Del resto, prosegue Adorno, “come un prestigiatore fa sparire la bella fanciulla sulla scena del variété, così nel Sacre la musica fa prestigiosamente sparire il soggetto che deve portare il peso della religione naturale. Con altre parole: non si giunge a nessuna antitesi estetica tra la vittima immolata e la tribù, ma piuttosto la danza di quella porta a compimento la sua identificazione non osteggiata e diretta con questa”.
Nella seconda parte vengono eseguite le Variazioni su un tema di Paganini nella versione originale per due pianoforti del compositore polacco Witold Lutosławski (1913-1994) che provengono dal Capriccio n. 24 di Paganini stesso, costringerndo l'esecutore ad un virtuosismo pulito e brillante che risulta benissimo dal suono dei due pianoforti; e stavolta si ascolta bene il tocco lucido e vivace del russo Ilya Rashkovsky.
Il Prélude à l'après-midi d'un faune, eseguito per la prima volta con grandissimo successo nel 1894, era una breve composizione orchestrale del giovane Claude Debussy, che si era ispirato ad una celebre egloga scritta nel 1876 dal poeta Stéphane Mallarmé. Debussy aveva interpretato perfettamente la poesia di Mallarmé, creando, con la sua musica piena di suggestioni, un'atmosfera apollinea che non descrive, ma evoca un ambiente mitologico fin dall'inizio, con l'iridescente e onirico suono del flauto che introduce l'orchestra. Qui, naturalmente, il flauto non c'è, bensì le parti sono agite dai due violoncelli di Monika Leskovar e Giovanni Sollima, che l'ha trascritto. La suggestività coi violoncelli si traduce in una rarefazione ancora più intensa, un racconto a due sottovoce tra le fanciulle melodiche del violoncello di Monika Leskovar, ed il controcanto più aspro e ardito di Sollima, che immaginiamo un po' come il fauno che intende sedurle, con effetti raffinatissimi.
La Valse di Ravel narra di una Vienna che permane, languida fra i suoi passi di valzer: quasi un malore di sottofondo si astrae dai fuorvianti aspetti musicali che si colgono facilmente in questo valzer. Si è inquieti e lo schema classico vira altrove attraverso le percussioni, i pianoforti della trascrizione di Andeloro – che ad un certo punto si alza imponendo con le dita la vibrazione alle corde all'interno del pianoforte.

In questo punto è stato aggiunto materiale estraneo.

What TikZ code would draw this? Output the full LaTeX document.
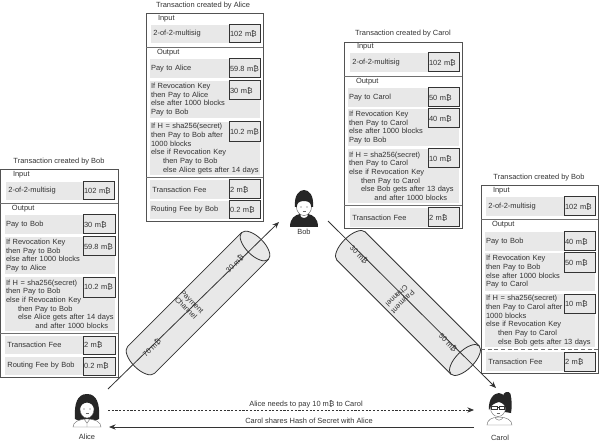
\documentclass[tikz,border=0pt]{standalone}
\usepackage{fontspec}
\usetikzlibrary{arrows.meta,shapes.geometric}
\setmainfont{Liberation Sans}
\newcommand{\mB}{m₿}
\definecolor{rowgrey}{HTML}{E8E8E8}
\definecolor{ink}{HTML}{333333}
\tikzset{
  every node/.style={font=\fontsize{5.6}{6.5}\selectfont, text=ink, inner sep=0pt, outer sep=0pt},
  greyrow/.style={fill=rowgrey, anchor=north west, inner xsep=0.8pt},
  valbox/.style={fill=rowgrey, draw=ink, line width=0.75pt, anchor=north west, inner xsep=0.6pt},
  outer box/.style={draw=ink!85, line width=0.6pt, anchor=north west},
  sepline/.style={draw=ink!70, line width=0.5pt},
  cylfill/.style={fill=rowgrey, draw=ink, line width=0.6pt, ellipse},
  flow/.style={draw=ink, line width=0.6pt, -{Stealth[length=5pt,width=4pt]}},
}
% \rowbox[style]{name}{x1}{y1}{x2}{y2}{text}
\newcommand{\rowbox}[7][greyrow]{%
  \pgfmathsetmacro{\rw}{(#5-#3)*0.75}\pgfmathsetmacro{\rh}{(#6-#4)*0.75}%
  \pgfmathsetmacro{\tw}{\rw-1.6}%
  \node[#1, minimum width=\rw pt, minimum height=\rh pt, text width=\tw pt, align=left] (#2) at (#3,#4) {#7};}
\newcommand{\frameit}[5]{%
  \pgfmathsetmacro{\rw}{(#4-#2)*0.75}\pgfmathsetmacro{\rh}{(#5-#3)*0.75}%
  \node[outer box, minimum width=\rw pt, minimum height=\rh pt] (#1) at (#2,#3) {};}
\begin{document}
\begin{tikzpicture}[x=0.75pt,y=-0.75pt]
\useasboundingbox (0,0) rectangle (600,442);

% ---------- Box 1: Bob (left)
\frameit{A}{0}{169}{118}{377}
\node (At) at (59,162) {Transaction created by Bob};
\node[anchor=west] (Ai) at (13,175) {Input};
\rowbox{Am}{6}{182}{84}{200}{\hspace*{1pt}2-of-2-multisig}
\rowbox[valbox]{Amv}{83}{182}{114}{200}{102 \mB}
\draw[sepline] (0,203) -- (118,203);
\node[anchor=west] (Ao) at (12,209) {Output};
\rowbox{Ap}{5}{215}{84}{234}{Pay to Bob}
\rowbox[valbox]{Apv}{83}{215}{115}{234}{30 \mB}
\rowbox{Ar}{5}{237}{115}{274}{If Revocation Key\\then Pay to Bob\\else after 1000 blocks\\Pay to Alice}
\rowbox[valbox]{Arv}{83}{237}{115}{256}{59.8 \mB}
\rowbox{Ah}{5}{277}{115}{331}{If H = sha256(secret)\\then Pay to Bob\\else if Revocation Key\\\hspace*{9pt}then Pay to Bob\\\hspace*{9pt}else Alice gets after 14 days\\\hspace*{22pt}and after 1000 blocks}
\rowbox[valbox]{Ahv}{83}{277}{115}{297}{10.2 \mB}
\draw[sepline] (0,333) -- (118,333);
\rowbox{Af}{5}{336}{84}{354}{\hspace*{1pt}Transaction Fee}
\rowbox[valbox]{Afv}{83}{336}{115}{354}{2 \mB}
\rowbox{Ab}{5}{357}{84}{375}{\hspace*{1pt}Routing Fee by Bob}
\rowbox[valbox]{Abv}{83}{357}{115}{375}{0.2 \mB}

% ---------- Box 2: Alice
\frameit{B}{146}{13}{263}{221}
\node (Bt) at (203,6) {Transaction created by Alice};
\node[anchor=west] (Bi) at (158,19) {Input};
\rowbox{Bm}{151}{25}{230}{43}{\hspace*{1pt}2-of-2-multisig}
\rowbox[valbox]{Bmv}{229}{25}{260}{43}{102 \mB}
\draw[sepline] (146,47) -- (263,47);
\node[anchor=west] (Bo) at (157,53) {Output};
\rowbox{Bp}{150}{59}{230}{78}{Pay to Alice}
\rowbox[valbox]{Bpv}{229}{59}{260}{78}{59.8 \mB}
\rowbox{Br}{150}{81}{260}{118}{If Revocation Key\\then Pay to Alice\\else after 1000 blocks\\Pay to Bob}
\rowbox[valbox]{Brv}{229}{81}{260}{100}{30 \mB}
\rowbox{Bh}{150}{122}{260}{175}{If H = sha256(secret)\\then Pay to Bob after\\1000 blocks\\else if Revocation Key\\\hspace*{9pt}then Pay to Bob\\\hspace*{9pt}else Alice gets after 14 days}
\rowbox[valbox]{Bhv}{229}{122}{260}{142}{10.2 \mB}
\draw[sepline] (146,177) -- (263,177);
\rowbox{Bf}{150}{180}{230}{199}{\hspace*{1pt}Transaction Fee}
\rowbox[valbox]{Bfv}{229}{180}{260}{199}{2 \mB}
\rowbox{Bb}{150}{201}{230}{219}{Routing Fee by Bob}
\rowbox[valbox]{Bbv}{229}{201}{260}{219}{0.2 \mB}

% ---------- Box 3: Carol
\frameit{C}{344}{42}{462}{228}
\node (Ct) at (403,34) {Transaction created by Carol};
\node[anchor=west] (Ci) at (357,47) {Input};
\rowbox{Cm}{350}{53}{429}{72}{\hspace*{1pt}2-of-2-multisig}
\rowbox[valbox]{Cmv}{428}{53}{459}{72}{102 \mB}
\draw[sepline] (344,76) -- (462,76);
\node[anchor=west] (Co) at (356,82) {Output};
\rowbox{Cp}{348}{88}{429}{107}{Pay to Carol}
\rowbox[valbox]{Cpv}{428}{88}{459}{107}{50 \mB}
\rowbox{Cr}{348}{109}{459}{146}{If Revocation Key\\then Pay to Carol\\else after 1000 blocks\\Pay to Bob}
\rowbox[valbox]{Crv}{428}{109}{459}{128}{40 \mB}
\rowbox{Ch}{348}{149}{459}{203}{If H = sha256(secret)\\then Pay to Carol\\else if Revocation Key\\\hspace*{9pt}then Pay to Carol\\\hspace*{9pt}else Bob gets after 13 days\\\hspace*{19pt}and after 1000 blocks}
\rowbox[valbox]{Chv}{428}{149}{459}{168}{10 \mB}
\draw[sepline] (344,205) -- (462,205);
\rowbox{Cf}{350}{208}{429}{227}{\hspace*{1pt}Transaction Fee}
\rowbox[valbox]{Cfv}{428}{208}{459}{227}{2 \mB}

% ---------- Box 4: Bob (right)
\frameit{D}{481}{185}{598}{373}
\node (Dt) at (539,178) {Transaction created by Bob};
\node[anchor=west] (Di) at (493,191) {Input};
\rowbox{Dm}{486}{197}{565}{216}{\hspace*{1pt}2-of-2-multisig}
\rowbox[valbox]{Dmv}{564}{197}{595}{216}{102 \mB}
\draw[sepline] (481,219) -- (598,219);
\node[anchor=west] (Do) at (492,225) {Output};
\rowbox{Dp}{485}{232}{565}{251}{Pay to Bob}
\rowbox[valbox]{Dpv}{564}{232}{595}{251}{40 \mB}
\rowbox{Dr}{485}{253}{595}{291}{If Revocation Key\\then Pay to Bob\\else after 1000 blocks\\Pay to Carol}
\rowbox[valbox]{Drv}{564}{253}{595}{272}{50 \mB}
\rowbox{Dh}{485}{294}{595}{347}{If H = sha256(secret)\\then Pay to Carol after\\1000 blocks\\else if Revocation Key\\\hspace*{9pt}then Pay to Carol\\\hspace*{9pt}else Bob gets after 13 days}
\rowbox[valbox]{Dhv}{564}{294}{595}{313}{10 \mB}
\draw[sepline,densely dashed] (481,349) -- (598,349);
\rowbox{Df}{486}{352}{565}{371}{\hspace*{1pt}Transaction Fee}
\rowbox[valbox]{Dfv}{564}{352}{595}{371}{2 \mB}

% ---------- Channel 1
\node[cylfill, rotate=-45, minimum width=28.5pt, minimum height=13.5pt] (c1l) at (141,360) {};
\node[ellipse, rotate=-45, minimum width=28.5pt, minimum height=13.5pt] (c1r) at (255,246) {};
\fill[rowgrey] (c1l.west) -- (c1r.west) -- (c1r.east) -- (c1l.east) -- cycle;
\node[cylfill, rotate=-45, minimum width=28.5pt, minimum height=13.5pt] (c1r) at (255,246) {};
\draw[ink, line width=0.6pt] (c1l.west) -- (c1r.west) (c1l.east) -- (c1r.east);
\coordinate (c1a) at (108,389);
\coordinate (c1b) at (279,222);
\draw[flow] (c1a) -- (c1b);
\node[rotate=45] (c1t1) at (152,348) {70 \mB};
\node[rotate=45] (c1t2) at (235,264) {30 \mB};
\node[rotate=-45, align=center] (c1t3) at (189,305) {Payment\\Channel};

% ---------- Channel 2
\node[cylfill, rotate=45, minimum width=30pt, minimum height=13.5pt] (c2l) at (351,246) {};
\node[ellipse, rotate=45, minimum width=30pt, minimum height=13.5pt] (c2r) at (465,360) {};
\fill[rowgrey] (c2l.west) -- (c2r.west) -- (c2r.east) -- (c2l.east) -- cycle;
\node[cylfill, rotate=45, minimum width=30pt, minimum height=13.5pt] (c2r) at (465,360) {};
\draw[ink, line width=0.6pt] (c2l.west) -- (c2r.west) (c2l.east) -- (c2r.east);
\coordinate (c2a) at (328,221);
\coordinate (c2b) at (496,388);
\draw[flow] (c2a) -- (c2b);
\node[rotate=-45] (c2t1) at (359,255) {30 \mB};
\node[rotate=-45] (c2t2) at (448,343) {50 \mB};
\node[rotate=225, align=center] (c2t3) at (400,299) {Payment\\Channel};

% ---------- Bob figure
\begin{scope}[shift={(304,207)}]
  \fill[black!85] (-14,20) .. controls (-14,11) and (-9,8) .. (-4,7) -- (4,7) .. controls (9,8) and (14,11) .. (14,20) -- cycle;
  \fill[white] (-3.5,5) -- (3.5,5) -- (3.5,9) .. controls (1.5,11.5) and (-1.5,11.5) .. (-3.5,9) -- cycle;
  \draw[fill=white, draw=black!70, line width=0.3pt] (0,0) ellipse (7.5 and 8.5);
  \fill[black!85] (-9,0) .. controls (-10,-12) and (-5,-17) .. (0,-17) .. controls (5,-17) and (10,-12) .. (9,0) -- (7.3,0) .. controls (7,-4) and (5,-6) .. (0,-6) .. controls (-5,-6) and (-7,-4) .. (-7.3,0) -- cycle;
  \fill[black!70] (-3,0) circle (0.7) (3,0) circle (0.7);
  \draw[black!60, line width=0.3pt] (-1.5,4.5) -- (1.5,4.5);
\end{scope}
\node (bob) at (304,232) {Bob};

% ---------- Alice figure
\begin{scope}[shift={(87,408)}]
  \fill[black!85] (-12,11) .. controls (-13,-4) and (-10,-14) .. (0,-14) .. controls (10,-14) and (13,-4) .. (12,11) .. controls (8,14) and (-8,14) .. (-12,11) -- cycle;
  \draw[fill=white, draw=black!60, line width=0.3pt] (-14,19) .. controls (-14,14) and (-8,11) .. (0,11) .. controls (8,11) and (14,14) .. (14,19) -- cycle;
  \draw[black!60, line width=0.3pt] (-3,11) -- (0,15) -- (3,11) (0,15) -- (0,19);
  \draw[fill=white, draw=black!60, line width=0.3pt] (0,1) ellipse (7 and 9);
  \fill[black!85] (-7.5,2) .. controls (-8,-6) and (-4,-9) .. (0,-9) .. controls (4,-9) and (8,-6) .. (7.5,2) .. controls (6.5,-3) and (4,-5) .. (0,-5.5) .. controls (-4,-5) and (-6.5,-3) .. (-7.5,2) -- cycle;
  \fill[black!70] (-3,1) circle (0.7) (3,1) circle (0.7);
  \draw[black!60, line width=0.3pt] (-1.5,5.5) .. controls (-.5,6.3) and (.5,6.3) .. (1.5,5.5);
\end{scope}
\node (alice) at (87,437) {Alice};

% ---------- Carol figure
\begin{scope}[shift={(498,408)}]
  \fill[black!85] (5,-12) .. controls (5,-16) and (11,-18) .. (12.5,-14) .. controls (14,-8) and (14,0) .. (13,5) -- (7,4) -- cycle;
  \draw[fill=white, draw=black!60, line width=0.3pt] (-11,17) .. controls (-11,12) and (-6,9) .. (1,9) .. controls (8,9) and (14,12) .. (14,17) -- cycle;
  \draw[black!60, line width=0.3pt] (-3,9.5) .. controls (-1,13) and (3,13) .. (5,9.5);
  \draw[fill=white, draw=black!60, line width=0.3pt] (0,0) ellipse (7.5 and 8.5);
  \fill[black!85] (-9,2) .. controls (-10,-9) and (-4,-15) .. (1,-15) .. controls (6,-15) and (10,-8) .. (8,2) .. controls (8,-2) and (5,-5) .. (1,-6) .. controls (-3,-5) and (-7.5,-3) .. (-9,2) -- cycle;
  \draw[black!80, line width=0.45pt] (-6.5,-1.5) rectangle (-1,1.5) (1,-1.5) rectangle (6.5,1.5) (-1,-1) -- (1,-1);
  \draw[black!60, line width=0.3pt] (-1.5,5) .. controls (-.5,5.8) and (.5,5.8) .. (1.5,5);
\end{scope}
\node (carol) at (500,438) {Carol};

% ---------- Message arrows
\coordinate (m1a) at (108,410);
\coordinate (m1b) at (474,410);
\coordinate (m2a) at (474,427);
\coordinate (m2b) at (109,427);
\draw[flow, dash pattern=on 1.6pt off 1.2pt] (m1a) -- (m1b);
\draw[flow] (m2a) -- (m2b);
\node (m1) at (306,404) {Alice needs to pay 10 \mB{} to Carol};
\node (m2) at (309,421) {Carol shares Hash of Secret with Alice};
\end{tikzpicture}
\end{document}
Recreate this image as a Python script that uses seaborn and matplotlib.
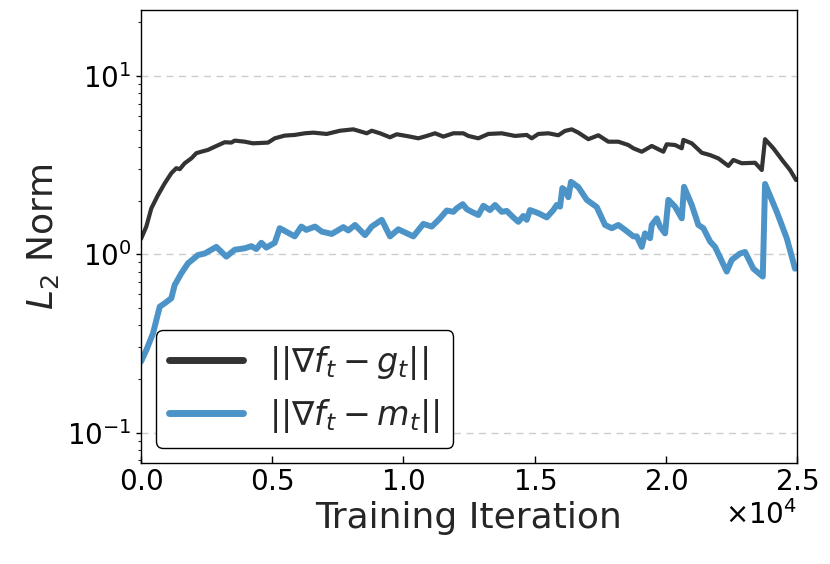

Il suono si stempera in brevi cenni che finiscono per assomigliare ad uccelli che friniscono impazziti per un finale improvviso e ad effetto per questo doppio di archi gravi e pianoforti, e dove i violoncelli si evidenziano come il controcanto ai bagliori dei pianoforti.
Grandissimo successo per questo concerto particolare ed inatteso e doppio bis a gran richiesta con un brano da Le Sacre e We will rock you dei Queen con pubblico in applauso battente.